The Committee of Citizens has said Zambia’s Electoral Act prohibits monitors and observers to declare or disclose results of any election before the Electoral Commission of Zambia (ECZ) does so.
Executive director Gregory Chifire said regulation 15 (6) (F) of the Electoral Act was explicit as to why the parallel vote tabulation (PVT) system was illegal.
“We should emphasise that under regulation 15 (6) (F) of the Electoral Act, monitors and observers are prohibited by themselves or through their organisations to declare or disclose the result of any election before the ECZ does so.
“This provision in the Electoral Act is what makes the PVT system illegal,” Mr Chifire said in a statement in Lusaka yesterday.
He said the ECZ was the sole institution mandated by the Constitution in Article 76 and the Laws of Zambia to conduct elections and all its processes.
Mr Chifire said for the purpose of transparency and principles of holding free and fair elections, the ECZ did allow independent observers and monitors to witness the entire electoral process.
“It does not mean that these NGOs (non-governmental organisations) should usurp the constitutional powers of the ECZ by wishing to count, tabulate, collate and announce poll results using the PVT.
“Furthermore, our opposition to the use of the PVT by these NGOs is because they cannot be trusted to use this process responsibly since their partisan and hostile stance against the MMD Government is well-known and documented,” he said.
He also questioned the decision by the Department for International Development (DfiD) of the United Kingdom to engage the National Democratic Institute (NDI) to carry out the PVT system at a cost of 3.8 million Euros during this year’s elections.
Mr Chifire further questioned the decision by NDI to contract the Press Freedom Committee (PFC) of the Post and Caritas Zambia as lead institutions, which have also engaged the Anti-Voter Apathy Project (AVAP) and Southern African Centre for the Constructive Resolution of Disputes (SACCORD).
He said PFC also intended to contract Transparency International Zambia to form a consortium or block that would carry out the PVT.
Mr Chifire said it was surprising that DfiD and NDI could engage PFC and Caritas Zambia as lead organisations to carry out the PVT system when the two organisations had never been known to be monitoring or observer bodies and had no relevant experience to monitor elections.
“This is the reason which has heightened our suspicions that PVT will be used for the purpose of inciting violence and anarchy,” he said.
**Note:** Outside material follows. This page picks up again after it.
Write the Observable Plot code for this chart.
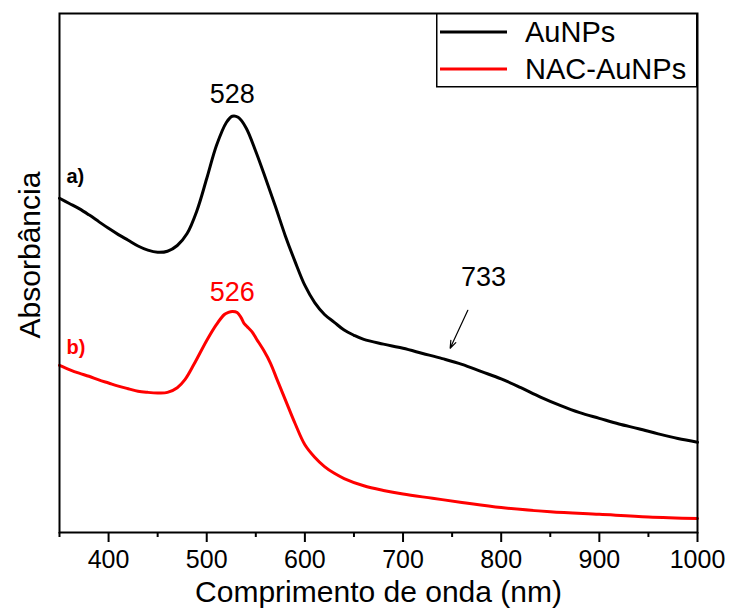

Mr Chifire said PVT was at the centre of the post-electoral conflict and anarchy in Zimbabwe, Kenya and recently the Ivory Coast, although the proponents claimed that PVT was used successfully in Ghana and Zambia in 2008.
He said his organisation was aware that a sampling method to ascertain the integrity of election results was secretly used by the Foundation for Democratic Process (FODEP) for a targeted audience like donors.
He said although the 2008 PVT conducted by FODEP demonstrated that election results as announced by the ECZ in Zambia were accurate, that did not stop The Post and its allies such as Citizens Forum from making their usual unfounded claims that the polls were rigged.
Patriotic Front leader Michael Sata maintained in the Post yesterday that despite the warning by President Rupiah Banda that anyone computing and tabulating results of the 2011 elections instead of the constitutionally mandated body, the ECZ, would be committing a criminal offence, he would go ahead and call for the use of the PVT system.